Red tides are gradually becoming an annual occurrence off the west coast of Florida. They are caused by massive blooms of the algae species Karenia brevis, which are partly fueled by the presence of excess nutrients in the ocean. These algal blooms turn the ocean surface red and produce a large variety of toxins that are harmful to marine animals, seabirds, and even humans. The presence of these toxins can lead not only to localized fish kills, but also to large-scale massive mortalities to marine life.
According to a new study led by the University of Miami, these problems are quite frequently compounded by the emergence of low-oxygen regions known as “dead zones” or “hypoxic areas,” which occur when red tides begin in early summer and continue into the fall.
“These events are so disruptive they are being incorporated in population assessments of some grouper species for use in fishery management decisions. During the 2005 red tide that also had hypoxia, it was estimated that about 30 percent of the red grouper population was killed,” said study lead author Brendan Turley, an ecosystem oceanographer at the University of Miami. “There are also concerns that the conditions favorable for combined red tide and hypoxia events will increase with climate change projections into the future.”
In order to determine the frequency of hypoxia events and their association with red tides, Dr. Turley and his colleagues examined nearly 20 years of oceanographic data, which included temperature, salinity, and dissolved oxygen from the surface to the seafloor across the West Florida Shelf. They found that hypoxia events emerged in five of the 16 years examined. In 2005, 2014, and 2018, these events occurred simultaneously with extreme red tides.

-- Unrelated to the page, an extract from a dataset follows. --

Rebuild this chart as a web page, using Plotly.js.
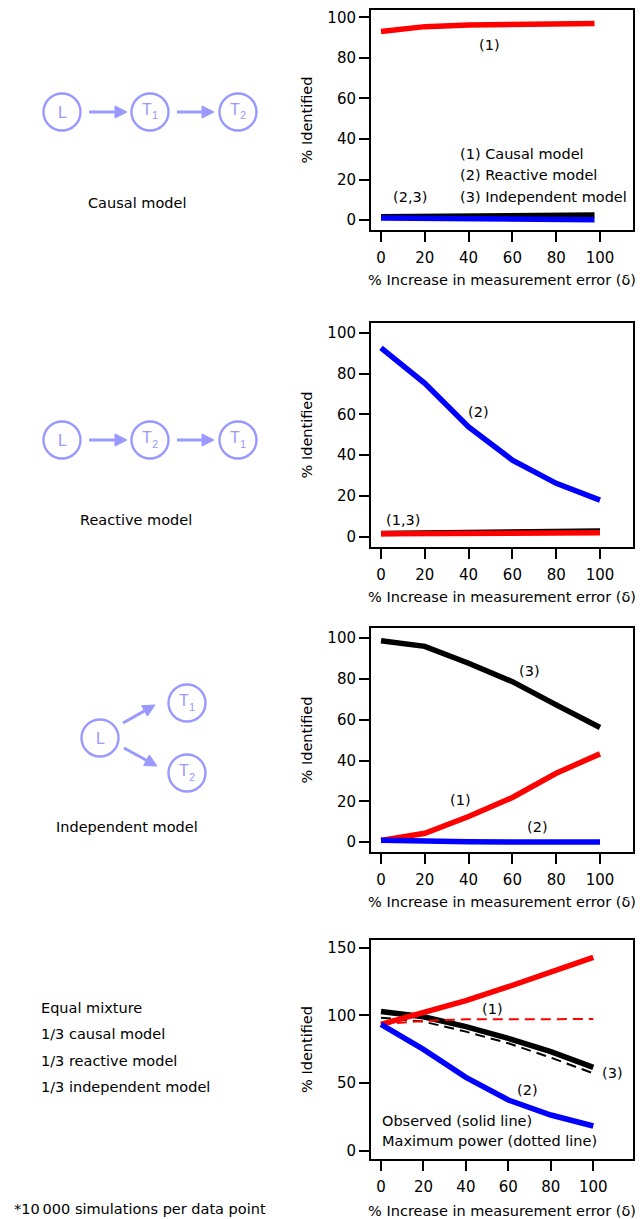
<!DOCTYPE html>
<html>
<head>
<meta charset="utf-8">
<script src="https://cdn.plot.ly/plotly-3.0.1.min.js"></script>
<style>html,body{margin:0;padding:0;background:#fff;}#chart{width:640px;height:1219px;}</style>
</head>
<body>
<div id="chart"></div>
<script>
// ---------------- data ----------------
const xTicks = [0, 20, 40, 60, 80, 100];
const xDelta = [0, 20, 40, 60, 80, 100];
const xDeltaP1 = [0, 20, 40, 60, 80, 97.5];

// Panel 1: data simulated under causal model
const p1Causal = [93.0, 95.4, 96.2, 96.5, 96.8, 96.9];
const p1Reactive = [1.0, 0.8, 0.6, 0.4, 0.3, 0.2];
const p1Independent = [1.6, 1.8, 2.0, 2.2, 2.4, 2.5];

// Panel 2: reactive model
const p2Causal = [1.5, 1.6, 1.7, 1.8, 1.9, 2.0];
const p2Reactive = [92.6, 75.2, 53.9, 37.6, 26.2, 18.0];
const p2Independent = [1.6, 1.8, 2.0, 2.3, 2.6, 2.8];

// Panel 3: independent model
const p3Causal = [0.8, 4.4, 12.6, 21.9, 33.8, 43.3];
const p3Reactive = [1.0, 0.4, 0.2, 0.1, 0.1, 0.1];
const p3Independent = [98.8, 96.0, 87.7, 78.7, 67.3, 56.2];

// Panel 4: equal mixture
const p4Causal = [93.4, 102.0, 110.9, 121.2, 132.3, 142.9];
const p4CausalMax = [93.4, 95.9, 97.1, 97.2, 97.3, 97.3];
const p4Reactive = [93.4, 74.9, 54.2, 37.5, 26.4, 18.3];
const p4Independent = [102.8, 99.0, 91.7, 83.0, 73.2, 61.6];
const p4IndependentMax = [98.3, 95.4, 88.0, 79.4, 68.8, 57.2];

const yTicks100 = [0, 20, 40, 60, 80, 100];
const yTicks150 = [0, 50, 100, 150];

// ---------------- layout helpers ----------------
const W = 640, H = 1219;
const px = v => v / W;
const py = v => 1 - v / H;
const FONT = 'DejaVu Sans, Verdana, sans-serif';
const NFONT = 'Liberation Sans, Arial, sans-serif';
const FS = 15;     // tick labels
const TS = 14.5;   // annotations and titles
const RED = '#ff0000', BLUE = '#0000ff', BLACK = '#000000', NODE = '#9999ff';

function line(x, y, color, xa, ya, dash, width) {
  return {x: x, y: y, type: 'scatter', mode: 'lines', xaxis: xa, yaxis: ya,
    line: {color: color, width: width || 5.5, dash: dash || 'solid'}, hoverinfo: 'skip', showlegend: false};
}

const data = [
  line(xDeltaP1, p1Independent, BLACK, 'x', 'y'),
  line(xDeltaP1, p1Causal, RED, 'x', 'y'),
  line(xDeltaP1, p1Reactive, BLUE, 'x', 'y'),

  line(xDelta, p2Independent, BLACK, 'x2', 'y2'),
  line(xDelta, p2Causal, RED, 'x2', 'y2'),
  line(xDelta, p2Reactive, BLUE, 'x2', 'y2'),

  line(xDelta, p3Independent, BLACK, 'x3', 'y3'),
  line(xDelta, p3Causal, RED, 'x3', 'y3'),
  line(xDelta, p3Reactive, BLUE, 'x3', 'y3'),

  line(xDelta, p4IndependentMax, BLACK, 'x4', 'y4', '10px,6px', 2),
  line(xDelta, p4Independent, BLACK, 'x4', 'y4'),
  line(xDelta, p4CausalMax, RED, 'x4', 'y4', '10px,6px', 2),
  line(xDelta, p4Causal, RED, 'x4', 'y4'),
  line(xDelta, p4Reactive, BLUE, 'x4', 'y4')
];

const xDomain = [px(371), px(633)];
const panels = [
  {top: 10, bottom: 230, xr: [-4.57, 115.07], yr: [-4.9, 103.6], yt: yTicks100, ts: 9},
  {top: 323, bottom: 547, xr: [-4.57, 115.07], yr: [-5.0, 104.8], yt: yTicks100, ts: 9},
  {top: 628, bottom: 852, xr: [-4.57, 115.07], yr: [-4.8, 105.0], yt: yTicks100, ts: 9},
  {top: 940, bottom: 1159, xr: [-4.7, 118.7], yr: [-6.1, 155.7], yt: yTicks150, ts: 11}
];

const layout = {
  width: W, height: H,
  margin: {l: 0, r: 0, t: 0, b: 0},
  paper_bgcolor: '#fff', plot_bgcolor: '#fff',
  font: {family: FONT, size: FS, color: '#000'},
  showlegend: false,
  annotations: [],
  shapes: []
};

panels.forEach((p, i) => {
  const sfx = i === 0 ? '' : String(i + 1);
  layout['xaxis' + sfx] = {
    domain: xDomain, anchor: 'y' + sfx, range: p.xr,
    tickmode: 'array', tickvals: xTicks, ticktext: xTicks.map(String),
    ticks: 'outside', ticklen: 10, tickwidth: 2, tickcolor: '#000', ticklabelstandoff: 3,
    showline: true, mirror: true, linewidth: 2, linecolor: '#000',
    showgrid: false, zeroline: false,
    tickfont: {family: FONT, size: FS, color: '#000'},
    title: {text: '% Increase in measurement error (δ)', font: {family: FONT, size: TS, color: '#000'}, standoff: p.ts}
  };
  layout['yaxis' + sfx] = {
    domain: [py(p.bottom), py(p.top)], anchor: 'x' + sfx, range: p.yr,
    tickmode: 'array', tickvals: p.yt, ticktext: p.yt.map(String),
    ticks: 'outside', ticklen: 10, tickwidth: 2, tickcolor: '#000',
    showline: true, mirror: true, linewidth: 2, linecolor: '#000',
    showgrid: false, zeroline: false,
    tickfont: {family: FONT, size: FS, color: '#000'},
    title: {text: '% Identified', font: {family: FONT, size: TS, color: '#000'}, standoff: 11}
  };
});

function txt(x, y, text, anchor, size, color, family) {
  layout.annotations.push({xref: 'paper', yref: 'paper', x: px(x), y: py(y), text: text,
    showarrow: false, xanchor: anchor || 'center', yanchor: 'middle',
    font: {family: family || FONT, size: size || TS, color: color || '#000'}});
}

// in-plot labels
txt(489, 45, '(1)');
txt(410, 197, '(2,3)');
txt(458, 154, '(1) Causal model', 'left');
txt(458, 175, '(2) Reactive model', 'left');
txt(458, 197, '(3) Independent model', 'left');

txt(478, 412, '(2)');
txt(403, 520, '(1,3)');

txt(529, 671, '(3)');
txt(460, 800, '(1)');
txt(537, 827, '(2)');

txt(492, 1009, '(1)');
txt(612, 1073, '(3)');
txt(527, 1090, '(2)');
txt(380, 1121, 'Observed (solid line)', 'left');
txt(380, 1141, 'Maximum power (dotted line)', 'left');

// left column texts
txt(137, 203, 'Causal model');
txt(136, 520, 'Reactive model');
txt(127, 827, 'Independent model');
txt(39, 1008, 'Equal mixture', 'left');
txt(39, 1034, '1/3 causal model', 'left');
txt(39, 1061, '1/3 reactive model', 'left');
txt(39, 1087, '1/3 independent model', 'left');
txt(12, 1209, '*10\u2009000 simulations per data point', 'left');

// model diagrams
const R = 18.5;
function circle(cx, cy) {
  layout.shapes.push({type: 'circle', xref: 'paper', yref: 'paper',
    x0: px(cx - R), x1: px(cx + R), y0: py(cy + R), y1: py(cy - R),
    line: {color: NODE, width: 2.4}, fillcolor: 'rgba(0,0,0,0)'});
}
function nodeL(cx, cy) {
  circle(cx, cy);
  txt(cx + 0.5, cy, 'L', 'center', 16, NODE, NFONT);
}
function nodeT(cx, cy, sub) {
  circle(cx, cy);
  txt(cx - 3.5, cy - 2.5, 'T', 'center', 16, NODE, NFONT);
  txt(cx + 4.5, cy + 3.5, sub, 'center', 11, NODE, NFONT);
}
function arrow(x0, y0, x1, y1) {
  const dx = x1 - x0, dy = y1 - y0, len = Math.hypot(dx, dy);
  const ux = dx / len, uy = dy / len;
  const hl = 12, hw = 6;
  const bx = x1 - ux * hl, by = y1 - uy * hl;
  layout.shapes.push({type: 'line', xref: 'paper', yref: 'paper',
    x0: px(x0), y0: py(y0), x1: px(bx + ux), y1: py(by + uy),
    line: {color: NODE, width: 3}});
  const p1x = bx - uy * hw, p1y = by + ux * hw;
  const p2x = bx + uy * hw, p2y = by - ux * hw;
  layout.shapes.push({type: 'path', xref: 'paper', yref: 'paper',
    path: 'M ' + px(x1) + ' ' + py(y1) + ' L ' + px(p1x) + ' ' + py(p1y) + ' L ' + px(p2x) + ' ' + py(p2y) + ' Z',
    fillcolor: NODE, line: {color: NODE, width: 1}});
}

nodeL(62, 112); nodeT(150, 112, '1'); nodeT(238, 112, '2');
arrow(89, 112, 127, 112); arrow(177, 112, 214, 112);

nodeL(62, 440); nodeT(150, 440, '2'); nodeT(238, 440, '1');
arrow(89, 440, 127, 440); arrow(177, 440, 214, 440);

nodeL(100, 738); nodeT(187, 703, '1'); nodeT(187, 773, '2');
arrow(123, 723, 155, 705); arrow(124, 748, 157, 766);

Plotly.newPlot('chart', data, layout, {staticPlot: true, displayModeBar: false});
</script>
</body>
</html>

The scientists now aim to collaborate with commercial fishermen in Southwest Florida to monitor the occurrence of red tide blooms and hypoxic events and to better understand the relationship between these harmful processes. Further research is needed to clarify whether there is a causal linkage between the two, and to assess the impact of climate change on their occurrence.
The study is published in the journal Harmful Algae.